A Pep Talk from Rainer Fassbinder
In Rainer Fassbinder’s film, Despair, based on the Nabokov novel of the same name, the main character witnesses the fascists terrorizing his town’s Jewish population. The Nazis are smashing windows and people are running, clutching their grocery bags to their chests. Intercut with these images is a shot of the main character, Hermann Karlovich, in the act of almost mailing a letter. He stands facing an old fashion public mailbox out on the sidewalk, the windows being broken nearby. Hermann lifts his hand to deposit the letter into the mail slot, but stops short. He holds his hand right on the precipice of action.
Fassbinder intercuts these images with a specific purpose, I believe. We are made to feel—or at any rate I was made to feel—that mailing the letter stood in for or represented the irreversible aspect of acting, of taking action. If he mails that letter he won’t be able to take it back. When you make a decision or when you take an action, the universe bifurcates. What you do becomes reality and actuality, whereas what you might have done, could have done but did not do, becomes a path too but only a possible path, one not actually taken.
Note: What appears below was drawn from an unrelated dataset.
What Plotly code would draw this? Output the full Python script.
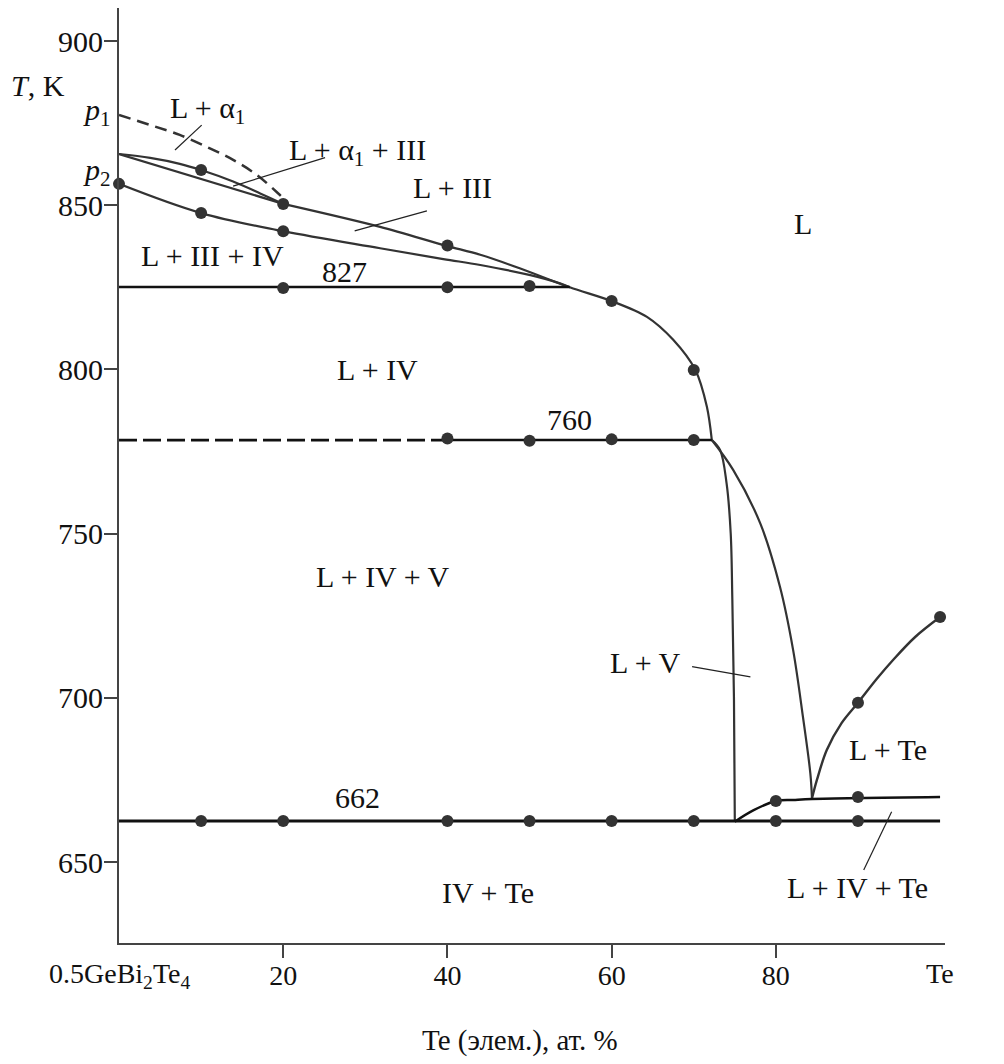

Mailing the letter or actually not mailing the letter stands in for taking action against the Nazis or actually not taking any action against the Nazis. The scene of these intercut images ends with Hermann still poised on the precipice of action. The Nazis continue to break windows and start arresting the Jewish shopkeepers. Hermann is stock-still. He does not mail the letter, nor does he not not mail the letter. The scene fades to black.